Gli scribi le hanno scolpite, i sacerdoti le interpretano: bisognerebbe cambiare la loro cultura giuridica, ma questa è il loro patrimonio. Stanno dentro i ministeri, che “gestiscono” in senso tremontiano, e stanno dentro il Governo, che è stato formato facendo ad essi largo ricorso.
Se questo è il problema, ce la farà la commissione? Tra le eccezionali capacità di cui testimonia la biografia di Enrico Bondi, non figura la conoscenza dei meccanismi di “gestione” della pubblica amministrazione, né l’elaborazione di una visione di quello che deve fare lo Stato.

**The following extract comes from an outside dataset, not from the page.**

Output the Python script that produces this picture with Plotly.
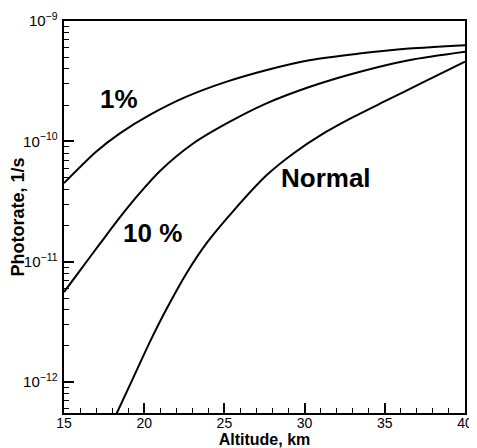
import math
import plotly.graph_objects as go

# Altitude (km) and photorate (1/s) for each case
alt_1pct = [15.0, 17.0, 18.46, 20.32, 22.6, 25.1, 27.59, 30.29, 33.4, 36.5, 40.0]
rate_1pct = [4.5e-11, 8.2e-11, 1.16e-10, 1.65e-10, 2.34e-10, 3.12e-10, 3.9e-10,
             4.72e-10, 5.36e-10, 5.9e-10, 6.3e-10]

alt_10pct = [15.0, 15.97, 17.22, 18.47, 19.72, 20.97, 23.05, 25.14, 27.59, 30.29,
             33.4, 36.5, 40.0]
rate_10pct = [5.61e-12, 8.38e-12, 1.40e-11, 2.33e-11, 3.72e-11, 5.66e-11, 9.6e-11,
              1.41e-10, 2.06e-10, 2.83e-10, 3.77e-10, 4.72e-10, 5.55e-10]

alt_normal = [18.26, 19.3, 20.34, 21.39, 22.64, 23.89, 25.55, 27.64, 29.3,
              31.18, 33.05, 35.14, 37.22, 40.0]
rate_normal = [5.42e-13, 1.076e-12, 2.14e-12, 4.05e-12, 8.05e-12, 1.43e-11, 2.64e-11,
               5.25e-11, 7.94e-11, 1.164e-10, 1.596e-10, 2.198e-10, 3.02e-10, 4.59e-10]

curve_labels = ["1%", "10 %", "Normal"]
label_alt = [18.4, 20.5, 31.35]
label_rate = [2.26e-10, 1.73e-11, 4.95e-11]

x_range = [15, 40]
y_range = [5.55e-13, 1e-9]

FONT = "Arial, Liberation Sans, sans-serif"

fig = go.Figure()
for xs, ys in [(alt_1pct, rate_1pct), (alt_10pct, rate_10pct), (alt_normal, rate_normal)]:
    fig.add_trace(go.Scatter(x=xs, y=ys, mode="lines",
                             line=dict(color="black", width=2, shape="spline", smoothing=0.8),
                             showlegend=False, hoverinfo="skip"))

for t, xa, ya in zip(curve_labels, label_alt, label_rate):
    fig.add_annotation(x=xa, y=math.log10(ya), text="<b>%s</b>" % t, showarrow=False,
                       font=dict(family=FONT, size=26, color="black"))

fig.update_layout(
    width=469, height=440,
    margin=dict(l=56, r=12, t=13, b=35, pad=0),
    plot_bgcolor="white", paper_bgcolor="white",
    font=dict(family=FONT, color="black"),
)
fig.update_xaxes(
    range=x_range, dtick=5, tick0=15,
    showgrid=False, zeroline=False,
    showline=True, linecolor="black", linewidth=2, mirror=True,
    ticks="inside", ticklen=10, tickwidth=1.5, tickcolor="black",
    minor=dict(ticks="inside", ticklen=5, dtick=1, tickcolor="black", tickwidth=1.2, showgrid=False),
    tickfont=dict(size=14, family=FONT),
    ticklabelstandoff=-4,
    title=dict(text="<b>Altitude, km</b>", font=dict(size=16, family=FONT), standoff=2),
    automargin=False,
)
fig.update_yaxes(
    type="log", range=[math.log10(y_range[0]), math.log10(y_range[1])], dtick=1,
    exponentformat="power",
    showgrid=False, zeroline=False,
    showline=True, linecolor="black", linewidth=2, mirror=True,
    ticks="inside", ticklen=10, tickwidth=1.5, tickcolor="black",
    minor=dict(ticks="inside", ticklen=5, dtick="D1", tickcolor="black", tickwidth=1.2, showgrid=False),
    tickfont=dict(size=12, family=FONT),
    ticklabelstandoff=2,
    title=dict(text="<b>Photorate, 1/s</b>", font=dict(size=18, family=FONT), standoff=0),
    automargin=False,
)

fig.write_html("out.html")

Il suo carisma è eccezionale, ma la burocrazia è allenata a protratte resistenze. Quanto a Giuliano Amato e Francesco Giavazzi, daranno, ciascuno nel suo specifico settore, precise indicazioni: chi e come le porterà ad effetto? Non è raddoppiando il profilo tecnico del governo che si trova la forza cambiare il paradigma culturale anche di una singola articolazione dell’amministrazione: quello è un problema politico. Come in un’azienda il cambio di strategia lo fa il Ceo e non il capo del personale, men che mai il consulente, così questo compito se lo deve intestare il capo del Governo in prima persona: è da lui che i collaboratori traggono la forza necessaria, non viceversa. Monti ha davanti a sé un tempo breve e definito. Non verrà ricordato per i dossier di raccomandazioni che lascerà a chi verrà dopo. Deve scegliersi un obiettivo, uno che oltre a dare risparmi, sia emblema visibile di un cambiamento irreversibile: e mirare a quello con totale determinazione.

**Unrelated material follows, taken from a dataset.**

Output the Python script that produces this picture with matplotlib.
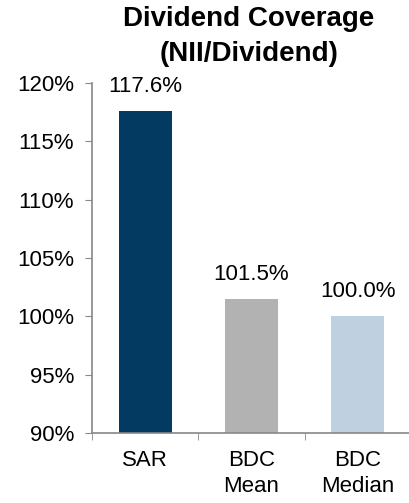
import matplotlib.pyplot as plt
import numpy as np

plt.rcParams['font.family'] = ['Liberation Sans', 'DejaVu Sans']

categories = ["SAR", "BDC\nMean", "BDC\nMedian"]
coverage = [117.6, 101.5, 100.0]
colors = ["#023a62", "#b2b2b2", "#bfd1e0"]

fig = plt.figure(figsize=(4.09, 5.03), dpi=100)
ax = fig.add_axes([0.225, 0.139, 0.78, 0.696])

x = np.arange(len(categories))
ax.bar(x, [v - 90 for v in coverage], bottom=90, width=0.5, color=colors)
for xi, v in zip(x, coverage):
    ax.text(xi, v + 1.2, f"{v:.1f}%", ha="center", va="bottom", fontsize=16)

ax.set_ylim(90, 120)
ax.set_xlim(-0.5, 2.5)
ax.set_yticks(np.arange(90, 121, 5))
ax.set_yticklabels([f"{t}%" for t in range(90, 121, 5)], fontsize=16)
ax.set_xticks(x)
ax.set_xticklabels(categories, fontsize=16, linespacing=1.3)
ax.tick_params(axis="x", length=0, pad=12)
ax.set_xticks([-0.5, 0.5, 1.5, 2.5], minor=True)
ax.tick_params(axis="x", which="minor", length=5, color="#888888", direction="out")
ax.tick_params(axis="y", length=5, color="#888888", pad=8)

for s in ["top", "right"]:
    ax.spines[s].set_visible(False)
for s in ["left", "bottom"]:
    ax.spines[s].set_color("#888888")
    ax.spines[s].set_linewidth(1.2)

fig.text(0.609, 0.988, "Dividend Coverage\n(NII/Dividend)", ha="center", va="top",
         fontsize=20, fontweight="bold", linespacing=1.45)

plt.savefig("out.png", dpi=100)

Se si vuole sfoltire, non serve potare le foglie, bisogna tagliare i rami: scelga quelli che hanno il rapporto più favorevole tra risultato di sfoltimento e fatica di tagliare. Azzardo una proposta: tagliare i rami laterali, i governi intermedi, gli enti a cui sono attribuite competenze sul territorio. Incominciando dalle province: dopo che altri ne hanno tanto parlato, sia lui quello che le abolisce, senza attendere la modifica costituzionale (basta lasciarne un paio). E continuando con le comunità montane inutili, i consorzi, le aree di sviluppo industriale: si stimano in più di mille le aziende costituite da regioni e comuni per svolgere compiti propri delle amministrazioni. Una duplicazione funzionale che impedisce che le norme siano semplificate o abolite, una intermediazione politica opaca e costosa, che leva spazio alle organizzazioni sussidiarie espresse dalla società civile. È vero che queste sono competenze di Regioni e Comuni: ma là dove ci sono trasferimenti, il Governo ha potere per intervenire. Ancor più quando ciò serve a rispondere a precise richieste dell’Ue.

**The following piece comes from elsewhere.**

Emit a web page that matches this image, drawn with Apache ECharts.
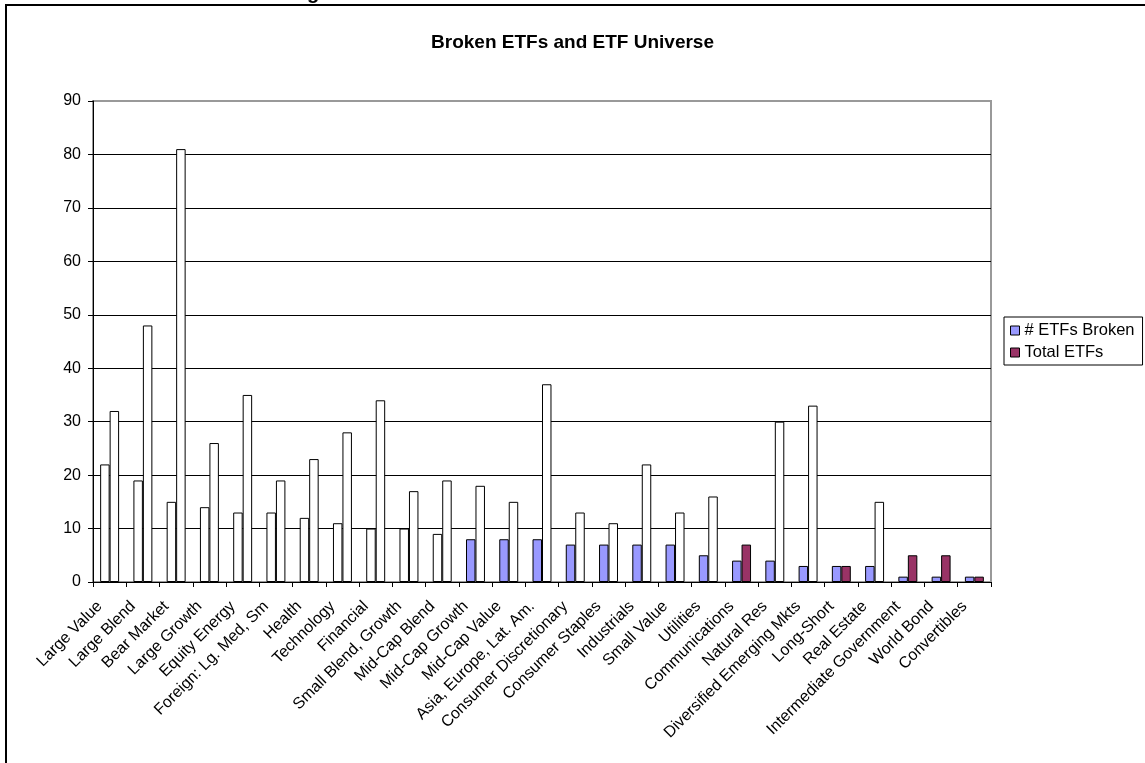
<!DOCTYPE html>
<html>
<head>
<meta charset="utf-8">
<title>Broken ETFs and ETF Universe</title>
<script src="https://cdn.jsdelivr.net/npm/echarts@6/dist/echarts.min.js"></script>
<style>
  html, body { margin: 0; padding: 0; background: #fff; }
  #chart { width: 1145px; height: 763px; }
</style>
</head>
<body>
<div id="chart"></div>
<script>
// Fund categories, ordered by number of broken ETFs
const categories = [
  'Large Value', 'Large Blend', 'Bear Market', 'Large Growth', 'Equity Energy',
  'Foreign: Lg. Med, Sm', 'Health', 'Technology', 'Financial', 'Small Blend, Growth',
  'Mid-Cap Blend', 'Mid-Cap Growth', 'Mid-Cap Value', 'Asia, Europe, Lat. Am.',
  'Consumer Discretionary', 'Consumer Staples', 'Industrials', 'Small Value',
  'Utilities', 'Communications', 'Natural Res', 'Diversified Emerging Mkts',
  'Long-Short', 'Real Estate', 'Intermediate Government', 'World Bond', 'Convertibles'
];

const brokenEtfs = [22, 19, 15, 14, 13, 13, 12, 11, 10, 10, 9, 8, 8, 8, 7, 7, 7, 7, 5, 4, 4, 3, 3, 3, 1, 1, 1];
const totalEtfs  = [32, 48, 81, 26, 35, 19, 23, 28, 34, 17, 19, 18, 15, 37, 13, 11, 22, 13, 16, 7, 30, 33, 3, 15, 5, 5, 1];

const yTicks = [0, 10, 20, 30, 40, 50, 60, 70, 80, 90];

// Styling: series colours and which bars keep a plain white fill
const BROKEN_COLOR = '#9999FF';
const TOTAL_COLOR = '#993366';
const PLAIN_BROKEN_COUNT = 11;               // first categories drawn unfilled
const FILLED_TOTAL = new Set(['Communications', 'Long-Short', 'Intermediate Government', 'World Bond', 'Convertibles']);

const FONT = 'Liberation Sans, Arial, sans-serif';

function barData(values, fillFor) {
  return values.map((v, i) => ({
    value: v,
    itemStyle: { color: fillFor(i) }
  }));
}

const chart = echarts.init(document.getElementById('chart'), null, { renderer: 'canvas' });

chart.setOption({
  animation: false,
  backgroundColor: '#fff',
  textStyle: { fontFamily: FONT, color: '#000' },
  title: {
    text: 'Broken ETFs and ETF Universe',
    left: 'center',
    top: 33,
    padding: 0,
    textStyle: { fontFamily: FONT, fontSize: 19, fontWeight: 'bold', color: '#000' }
  },
  legend: {
    orient: 'vertical',
    left: 1004,
    top: 317,
    padding: [5, 8, 4, 6],
    itemGap: 5,
    itemWidth: 9,
    itemHeight: 9,
    icon: 'rect',
    borderColor: '#000',
    borderWidth: 1,
    itemStyle: { borderColor: '#000', borderWidth: 1 },
    textStyle: { fontFamily: FONT, fontSize: 16.5, color: '#000' },
    data: ['# ETFs Broken', 'Total ETFs']
  },
  grid: {
    left: 93,
    right: 154,
    top: 101,
    bottom: 181,
    show: true,
    borderColor: '#999',
    borderWidth: 2,
    backgroundColor: 'transparent'
  },
  xAxis: {
    type: 'category',
    data: categories,
    boundaryGap: true,
    axisLine: { show: true, lineStyle: { color: '#000', width: 1 } },
    axisTick: { show: true, inside: false, length: 5, lineStyle: { color: '#000' } },
    axisLabel: {
      interval: 0,
      rotate: 45,
      margin: 12,
      padding: [0, 14, 0, 0],
      fontFamily: FONT,
      fontSize: 16,
      color: '#000'
    },
    splitLine: { show: false }
  },
  yAxis: {
    type: 'value',
    min: yTicks[0],
    max: yTicks[yTicks.length - 1],
    interval: yTicks[1] - yTicks[0],
    axisLine: { show: true, lineStyle: { color: '#000', width: 1 } },
    axisTick: { show: true, inside: false, length: 5, lineStyle: { color: '#000' } },
    axisLabel: {
      margin: 12,
      fontFamily: FONT,
      fontSize: 16,
      color: '#000',
      customValues: yTicks
    },
    splitLine: {
      show: true,
      lineStyle: {
        color: yTicks.map((t, i) => (i === yTicks.length - 1 ? '#999' : '#000')),
        width: 1
      }
    }
  },
  series: [
    {
      name: '# ETFs Broken',
      type: 'bar',
      barGap: '0%',
      barCategoryGap: '43%',
      itemStyle: { color: BROKEN_COLOR, borderColor: '#000', borderWidth: 1 },
      data: barData(brokenEtfs, i => (i < PLAIN_BROKEN_COUNT ? '#fff' : BROKEN_COLOR))
    },
    {
      name: 'Total ETFs',
      type: 'bar',
      barGap: '0%',
      barCategoryGap: '43%',
      itemStyle: { color: TOTAL_COLOR, borderColor: '#000', borderWidth: 1 },
      data: barData(totalEtfs, i => (FILLED_TOTAL.has(categories[i]) ? TOTAL_COLOR : '#fff'))
    }
  ],
  graphic: [
    // outer frame: left and top edges
    { type: 'line', shape: { x1: 6, y1: 4, x2: 6, y2: 763 }, style: { stroke: '#000', lineWidth: 2 } },
    { type: 'line', shape: { x1: 5, y1: 5, x2: 1145, y2: 5 }, style: { stroke: '#000', lineWidth: 2 } },
    // tail of the page heading above the frame
    {
      type: 'text', x: 313, y: 3,
      style: { text: 'g', font: 'bold 20px Liberation Sans, Arial, sans-serif', fill: '#000', align: 'center', verticalAlign: 'bottom' }
    }
  ]
});
</script>
</body>
</html>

Le province potrebbero essere per Monti quello che è stato per Amato l’azzeramento in una notte dei consigli di amministrazione di Iri ed Eni, per Dini le pensioni, per Prodi le privatizzazioni. Si sono presi anche critiche, sono stati necessari completamenti e correzioni, ma dopo non è più stato lo stesso: perché si è visto che cose che si ritenevano impossibili potevano essere fatte.